Among the lines below, keep only those from the one containing "Output the Python" through the one containing "import plotly.graph_objects as go", and reproduce them exactly.

----------

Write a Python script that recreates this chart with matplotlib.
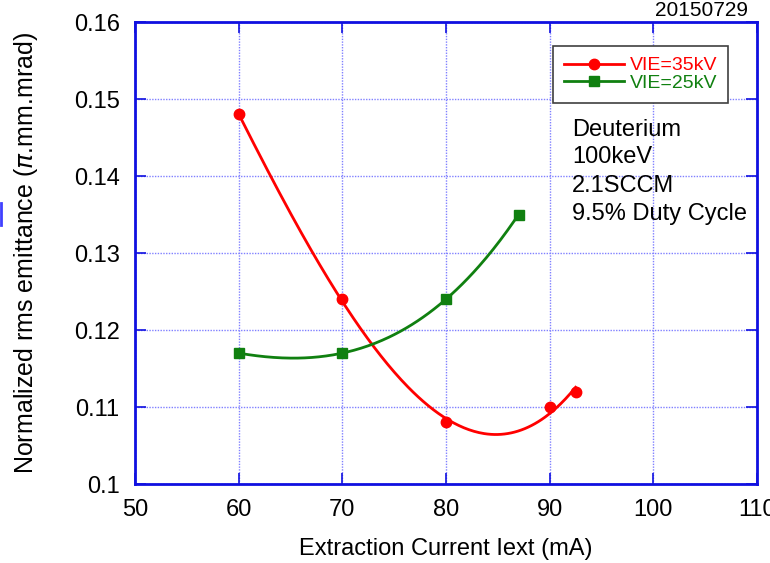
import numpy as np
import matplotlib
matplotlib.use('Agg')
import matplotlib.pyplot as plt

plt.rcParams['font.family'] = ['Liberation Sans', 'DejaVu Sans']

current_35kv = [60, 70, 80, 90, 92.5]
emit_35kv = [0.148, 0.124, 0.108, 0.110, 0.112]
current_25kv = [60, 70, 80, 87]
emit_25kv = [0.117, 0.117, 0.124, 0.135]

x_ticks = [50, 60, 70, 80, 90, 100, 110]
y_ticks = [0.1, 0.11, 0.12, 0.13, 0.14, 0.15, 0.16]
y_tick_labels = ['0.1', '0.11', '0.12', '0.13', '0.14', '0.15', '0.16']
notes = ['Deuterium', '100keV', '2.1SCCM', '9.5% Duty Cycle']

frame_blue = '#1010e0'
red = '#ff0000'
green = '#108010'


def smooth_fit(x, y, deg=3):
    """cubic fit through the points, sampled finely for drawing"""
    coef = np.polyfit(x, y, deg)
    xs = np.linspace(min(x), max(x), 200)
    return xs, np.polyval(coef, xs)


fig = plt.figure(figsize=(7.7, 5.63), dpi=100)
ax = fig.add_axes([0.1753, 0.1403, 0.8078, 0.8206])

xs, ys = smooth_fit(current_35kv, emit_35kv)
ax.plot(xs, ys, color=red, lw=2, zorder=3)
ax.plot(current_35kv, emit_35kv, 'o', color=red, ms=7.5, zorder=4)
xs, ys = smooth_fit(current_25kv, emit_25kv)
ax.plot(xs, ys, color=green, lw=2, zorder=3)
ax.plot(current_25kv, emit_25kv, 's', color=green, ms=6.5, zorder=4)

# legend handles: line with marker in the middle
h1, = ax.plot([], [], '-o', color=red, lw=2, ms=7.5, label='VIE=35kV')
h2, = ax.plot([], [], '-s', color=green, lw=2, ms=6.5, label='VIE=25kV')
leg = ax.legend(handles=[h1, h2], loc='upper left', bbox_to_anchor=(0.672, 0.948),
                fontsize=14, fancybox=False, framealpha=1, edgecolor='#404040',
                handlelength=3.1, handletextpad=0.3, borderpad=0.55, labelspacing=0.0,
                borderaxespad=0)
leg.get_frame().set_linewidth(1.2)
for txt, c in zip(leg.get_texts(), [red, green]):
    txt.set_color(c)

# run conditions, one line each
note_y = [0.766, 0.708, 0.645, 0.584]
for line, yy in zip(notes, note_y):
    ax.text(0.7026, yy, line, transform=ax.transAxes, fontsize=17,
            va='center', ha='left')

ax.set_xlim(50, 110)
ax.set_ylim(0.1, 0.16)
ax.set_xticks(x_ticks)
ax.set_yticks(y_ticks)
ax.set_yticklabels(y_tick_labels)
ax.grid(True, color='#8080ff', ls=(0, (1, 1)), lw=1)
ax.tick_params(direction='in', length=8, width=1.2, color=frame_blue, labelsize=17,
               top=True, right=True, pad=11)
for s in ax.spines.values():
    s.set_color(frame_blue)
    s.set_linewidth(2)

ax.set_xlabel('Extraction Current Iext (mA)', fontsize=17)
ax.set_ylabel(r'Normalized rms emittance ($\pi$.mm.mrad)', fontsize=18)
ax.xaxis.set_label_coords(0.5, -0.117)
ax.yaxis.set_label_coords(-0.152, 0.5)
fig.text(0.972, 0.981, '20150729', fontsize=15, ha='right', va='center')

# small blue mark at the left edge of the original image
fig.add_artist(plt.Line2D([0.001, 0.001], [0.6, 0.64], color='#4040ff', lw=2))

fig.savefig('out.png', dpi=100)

----------

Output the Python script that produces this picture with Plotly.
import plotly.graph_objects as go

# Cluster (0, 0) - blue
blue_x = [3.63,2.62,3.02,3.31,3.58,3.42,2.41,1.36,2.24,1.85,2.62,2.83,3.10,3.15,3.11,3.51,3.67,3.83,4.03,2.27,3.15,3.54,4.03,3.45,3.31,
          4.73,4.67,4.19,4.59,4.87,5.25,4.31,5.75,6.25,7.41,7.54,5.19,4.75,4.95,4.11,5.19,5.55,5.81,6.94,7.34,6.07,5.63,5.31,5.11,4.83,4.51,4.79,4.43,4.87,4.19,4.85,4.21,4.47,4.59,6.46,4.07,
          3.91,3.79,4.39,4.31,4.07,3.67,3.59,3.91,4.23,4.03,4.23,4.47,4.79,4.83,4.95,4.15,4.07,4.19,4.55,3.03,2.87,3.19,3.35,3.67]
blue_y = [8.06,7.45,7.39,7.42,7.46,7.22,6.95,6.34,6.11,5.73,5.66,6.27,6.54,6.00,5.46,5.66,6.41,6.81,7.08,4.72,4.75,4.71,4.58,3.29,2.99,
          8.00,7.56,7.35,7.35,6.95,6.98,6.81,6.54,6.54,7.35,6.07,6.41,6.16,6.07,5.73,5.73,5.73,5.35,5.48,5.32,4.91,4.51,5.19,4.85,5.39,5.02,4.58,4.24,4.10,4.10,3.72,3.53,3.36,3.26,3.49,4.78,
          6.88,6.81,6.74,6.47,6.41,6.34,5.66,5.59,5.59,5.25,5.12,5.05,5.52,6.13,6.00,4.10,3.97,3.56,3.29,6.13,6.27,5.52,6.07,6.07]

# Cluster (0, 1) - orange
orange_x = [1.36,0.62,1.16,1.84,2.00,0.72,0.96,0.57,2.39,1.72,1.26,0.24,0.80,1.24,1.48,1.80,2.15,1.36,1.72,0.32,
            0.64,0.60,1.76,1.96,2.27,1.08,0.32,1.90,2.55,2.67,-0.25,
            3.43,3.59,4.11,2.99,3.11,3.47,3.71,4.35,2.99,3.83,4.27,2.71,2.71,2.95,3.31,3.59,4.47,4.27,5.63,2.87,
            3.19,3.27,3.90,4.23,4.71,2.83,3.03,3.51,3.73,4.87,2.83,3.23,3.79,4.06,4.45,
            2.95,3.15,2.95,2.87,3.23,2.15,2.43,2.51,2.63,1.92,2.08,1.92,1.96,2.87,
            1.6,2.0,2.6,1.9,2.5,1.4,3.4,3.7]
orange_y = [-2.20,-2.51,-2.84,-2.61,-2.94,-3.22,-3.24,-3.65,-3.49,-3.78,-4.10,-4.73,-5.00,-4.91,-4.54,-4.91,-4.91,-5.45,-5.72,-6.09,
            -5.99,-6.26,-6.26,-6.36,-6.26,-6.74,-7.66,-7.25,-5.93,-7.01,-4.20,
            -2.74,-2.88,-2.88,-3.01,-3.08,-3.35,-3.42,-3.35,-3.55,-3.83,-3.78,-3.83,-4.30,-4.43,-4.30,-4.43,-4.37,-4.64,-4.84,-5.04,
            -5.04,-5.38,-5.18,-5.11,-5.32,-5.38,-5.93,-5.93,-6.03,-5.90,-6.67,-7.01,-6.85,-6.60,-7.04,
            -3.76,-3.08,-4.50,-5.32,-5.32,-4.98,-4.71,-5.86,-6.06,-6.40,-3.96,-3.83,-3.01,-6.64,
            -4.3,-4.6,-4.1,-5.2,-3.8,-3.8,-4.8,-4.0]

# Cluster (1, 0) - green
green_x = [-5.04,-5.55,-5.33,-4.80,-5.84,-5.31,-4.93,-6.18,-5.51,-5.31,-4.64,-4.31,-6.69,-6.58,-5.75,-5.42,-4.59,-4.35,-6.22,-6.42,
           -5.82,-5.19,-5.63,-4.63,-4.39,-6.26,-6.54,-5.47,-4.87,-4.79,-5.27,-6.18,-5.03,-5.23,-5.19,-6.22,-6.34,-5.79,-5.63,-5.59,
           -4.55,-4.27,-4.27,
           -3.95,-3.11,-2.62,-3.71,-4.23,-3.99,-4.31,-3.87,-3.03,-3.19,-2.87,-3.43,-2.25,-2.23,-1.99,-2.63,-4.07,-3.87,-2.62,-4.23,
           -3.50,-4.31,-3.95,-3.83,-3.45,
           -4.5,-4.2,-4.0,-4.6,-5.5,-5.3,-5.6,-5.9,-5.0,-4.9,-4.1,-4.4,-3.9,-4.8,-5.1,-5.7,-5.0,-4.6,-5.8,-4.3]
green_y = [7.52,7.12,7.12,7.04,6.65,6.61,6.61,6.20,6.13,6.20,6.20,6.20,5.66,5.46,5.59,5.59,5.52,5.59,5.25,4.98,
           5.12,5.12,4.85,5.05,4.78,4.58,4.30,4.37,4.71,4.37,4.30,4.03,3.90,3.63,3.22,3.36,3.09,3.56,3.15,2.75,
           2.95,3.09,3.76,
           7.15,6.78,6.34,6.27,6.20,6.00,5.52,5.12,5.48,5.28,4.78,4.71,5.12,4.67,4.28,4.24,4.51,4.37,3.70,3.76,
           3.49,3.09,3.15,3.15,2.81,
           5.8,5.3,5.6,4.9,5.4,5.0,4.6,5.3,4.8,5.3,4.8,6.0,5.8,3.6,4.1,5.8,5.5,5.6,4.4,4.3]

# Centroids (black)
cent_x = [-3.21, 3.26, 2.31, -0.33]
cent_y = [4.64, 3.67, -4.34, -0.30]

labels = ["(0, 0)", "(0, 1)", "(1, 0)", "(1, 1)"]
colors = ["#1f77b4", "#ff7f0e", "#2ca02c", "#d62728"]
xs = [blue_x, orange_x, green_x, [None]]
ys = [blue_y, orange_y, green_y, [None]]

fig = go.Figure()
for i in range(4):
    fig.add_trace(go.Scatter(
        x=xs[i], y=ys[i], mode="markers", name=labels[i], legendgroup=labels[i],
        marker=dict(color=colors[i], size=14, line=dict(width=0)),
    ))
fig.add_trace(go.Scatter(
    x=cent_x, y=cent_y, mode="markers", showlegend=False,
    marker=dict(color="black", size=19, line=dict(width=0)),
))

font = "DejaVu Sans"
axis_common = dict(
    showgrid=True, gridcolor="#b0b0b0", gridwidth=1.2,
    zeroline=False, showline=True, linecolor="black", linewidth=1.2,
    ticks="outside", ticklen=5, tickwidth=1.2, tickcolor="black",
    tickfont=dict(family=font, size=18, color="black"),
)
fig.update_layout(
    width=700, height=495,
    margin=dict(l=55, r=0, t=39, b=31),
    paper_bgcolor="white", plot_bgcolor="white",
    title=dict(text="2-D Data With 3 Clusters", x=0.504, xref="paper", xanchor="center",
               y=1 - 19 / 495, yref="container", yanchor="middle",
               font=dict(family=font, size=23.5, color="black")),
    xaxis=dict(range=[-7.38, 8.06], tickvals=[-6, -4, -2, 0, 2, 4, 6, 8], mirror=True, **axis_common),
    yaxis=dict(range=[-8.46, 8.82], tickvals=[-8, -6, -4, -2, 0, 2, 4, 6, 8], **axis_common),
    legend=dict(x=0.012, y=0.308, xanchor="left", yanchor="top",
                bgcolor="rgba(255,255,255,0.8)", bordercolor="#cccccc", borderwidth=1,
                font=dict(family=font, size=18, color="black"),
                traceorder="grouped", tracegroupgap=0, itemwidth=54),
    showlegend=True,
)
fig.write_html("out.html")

----------

• **Worked answer**
Output the Python script that produces this picture with Plotly.
import plotly.graph_objects as go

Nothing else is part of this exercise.